» **Information provided**:
□ □ □ □

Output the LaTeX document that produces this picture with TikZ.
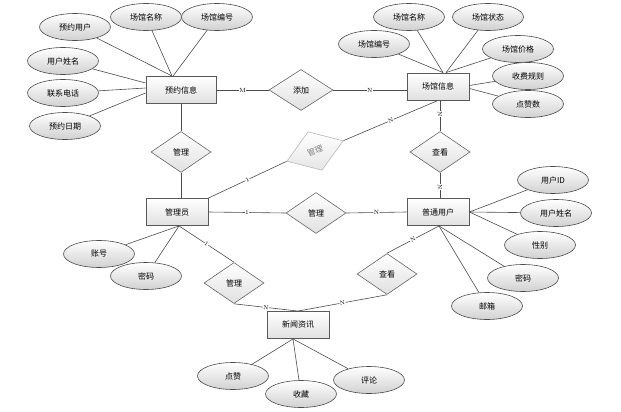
\documentclass[tikz,border=0pt]{standalone}
\usepackage{fontspec}
\newfontfamily\cjk{Noto Sans CJK SC}
\usetikzlibrary{shapes.geometric,calc}
\begin{document}
\begin{tikzpicture}[x=1pt,y=-1pt,
  every node/.style={font=\cjk\fontsize{8}{9}\selectfont, inner sep=1pt},
  ent/.style={rectangle, draw=black!65, line width=0.9pt, top color=white, bottom color=black!12, minimum width=62pt, minimum height=27pt},
  attr/.style={ellipse, draw=black!70, line width=0.6pt, top color=white, bottom color=black!18, minimum width=71pt, minimum height=27pt},
  rel/.style={diamond, draw=black!60, line width=0.6pt, top color=white, bottom color=black!12, minimum width=60pt, minimum height=41pt, inner sep=0pt},
  ghost/.style={rel, draw=black!28, bottom color=black!10, text=black!50},
  ln/.style={draw=black!70, line width=0.6pt},
  card/.style={font=\fontsize{6}{6}\selectfont, fill=white, inner sep=0.4pt, sloped, pos=0.5}
]
\useasboundingbox (0,0) rectangle (621,412);

% entities
\node[ent, minimum width=70pt] (yy) at (181,90) {预约信息};
\node[ent] (cg) at (438,86.5) {场馆信息};
\node[ent] (gly) at (177,212) {管理员};
\node[ent] (pt) at (438,212) {普通用户};
\node[ent] (xw) at (298,325) {新闻资讯};

% relationships
\node[rel, minimum width=64pt] (tj) at (301,90) {添加};
\node[rel] (gl1) at (181,152) {管理};
\node[ghost, rotate=20] (gl2) at (315,151) {管理};
\node[rel] (ck1) at (440,152) {查看};
\node[rel] (gl3) at (316,213) {管理};
\node[rel] (gl4) at (234,283) {管理};
\node[rel] (ck2) at (387,274) {查看};

% attributes
\node[attr] (a1) at (75,27) {预约用户};
\node[attr] (a2) at (146,17) {场馆名称};
\node[attr] (a3) at (217,17) {场馆编号};
\node[attr] (a4) at (63,61) {用户姓名};
\node[attr] (a5) at (63,93) {联系电话};
\node[attr] (a6) at (65,126) {预约日期};
\node[attr] (b1) at (409,17) {场馆名称};
\node[attr] (b2) at (488,17) {场馆状态};
\node[attr] (b3) at (374,44) {场馆编号};
\node[attr] (b4) at (518,49) {场馆价格};
\node[attr] (b5) at (528,76) {收费规则};
\node[attr] (b6) at (528,104) {点赞数};
\node[attr] (c1) at (553,180) {用户ID};
\node[attr] (c2) at (556,213) {用户姓名};
\node[attr] (c3) at (540,245) {性别};
\node[attr] (c4) at (523,278) {密码};
\node[attr] (c5) at (487,306) {邮箱};
\node[attr] (d1) at (99,254) {账号};
\node[attr] (d2) at (146,276) {密码};
\node[attr] (e1) at (233,376) {点赞};
\node[attr] (e2) at (301,394) {收藏};
\node[attr] (e3) at (369,380) {评论};

% attribute connectors
\draw[ln] (a1) -- ([xshift=-9pt]yy.north);
\draw[ln] (a2) -- ([xshift=-9pt]yy.north);
\draw[ln] (a3) -- ([xshift=-8pt]yy.north);
\draw[ln] (a4) -- ([yshift=7pt]yy.west);
\draw[ln] (a5) -- ([yshift=2pt]yy.west);
\draw[ln] (a6) -- ([yshift=-3pt]yy.west);
\draw[ln] (b1) -- ([xshift=5pt]cg.north);
\draw[ln] (b3) -- ([xshift=5pt]cg.north);
\draw[ln] (b2) -- ([xshift=8pt]cg.north);
\draw[ln] (b4) -- ([xshift=8pt]cg.north);
\draw[ln] (b5) -- ([yshift=1pt]cg.east);
\draw[ln] (b6) -- ([yshift=-2pt]cg.east);
\draw[ln] (c1) -- (pt.east);
\draw[ln] (c2) -- (pt.east);
\draw[ln] (c3) -- (pt.east);
\draw[ln] (c4) -- ([xshift=1pt]pt.south);
\draw[ln] (c5) -- ([xshift=1pt]pt.south);
\draw[ln] (d1) -- ([xshift=2pt]gly.south);
\draw[ln] (d2) -- ([xshift=2pt]gly.south);
\draw[ln] (e1) -- ([xshift=-5pt]xw.south);
\draw[ln] (e2) -- ([xshift=-5pt]xw.south);
\draw[ln] (e3) -- ([xshift=-5pt]xw.south);

% relationship connectors
\draw[ln] (yy.east) -- node[card] {M} (tj.west);
\draw[ln] (tj.east) -- node[card] {N} (tj.east -| cg.west);
\draw[ln] (yy.south) -- (gl1.north);
\draw[ln] (gl1.south) -- (gl1.south |- gly.north);
\draw[ln] (gly.north east) -- node[card] {1} (gl2.west);
\draw[ln] (gl2.east) -- node[card] {N} (cg.south);
\draw[ln] (ck1.north |- cg.south) -- node[card, pos=0.45] {N} (ck1.north);
\draw[ln] (ck1.south) -- node[card, pos=0.55] {N} (ck1.south |- pt.north);
\draw[ln] (gly.east) -- node[card] {1} (gl3.west);
\draw[ln] (gl3.east) -- node[card] {N} (pt.west);
\draw[ln] ([xshift=2pt]gly.south) -- node[card] {1} (gl4.north);
\draw[ln] (gl4.south) -- node[card] {N} (xw.north);
\draw[ln] ([xshift=1pt]pt.south) -- node[card] {N} (ck2.north);
\draw[ln] (ck2.south) -- node[card] {N} (xw.north);
\end{tikzpicture}
\end{document}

□ □ □ □

» **Written exercise**: Set the lines above down again, word for word, from the first through the one containing "(xw) at (298,325)"; pictures excluded.

» **Response**:
Output the LaTeX document that produces this picture with TikZ.
\documentclass[tikz,border=0pt]{standalone}
\usepackage{fontspec}
\newfontfamily\cjk{Noto Sans CJK SC}
\usetikzlibrary{shapes.geometric,calc}
\begin{document}
\begin{tikzpicture}[x=1pt,y=-1pt,
  every node/.style={font=\cjk\fontsize{8}{9}\selectfont, inner sep=1pt},
  ent/.style={rectangle, draw=black!65, line width=0.9pt, top color=white, bottom color=black!12, minimum width=62pt, minimum height=27pt},
  attr/.style={ellipse, draw=black!70, line width=0.6pt, top color=white, bottom color=black!18, minimum width=71pt, minimum height=27pt},
  rel/.style={diamond, draw=black!60, line width=0.6pt, top color=white, bottom color=black!12, minimum width=60pt, minimum height=41pt, inner sep=0pt},
  ghost/.style={rel, draw=black!28, bottom color=black!10, text=black!50},
  ln/.style={draw=black!70, line width=0.6pt},
  card/.style={font=\fontsize{6}{6}\selectfont, fill=white, inner sep=0.4pt, sloped, pos=0.5}
]
\useasboundingbox (0,0) rectangle (621,412);

% entities
\node[ent, minimum width=70pt] (yy) at (181,90) {预约信息};
\node[ent] (cg) at (438,86.5) {场馆信息};
\node[ent] (gly) at (177,212) {管理员};
\node[ent] (pt) at (438,212) {普通用户};
\node[ent] (xw) at (298,325) {新闻资讯};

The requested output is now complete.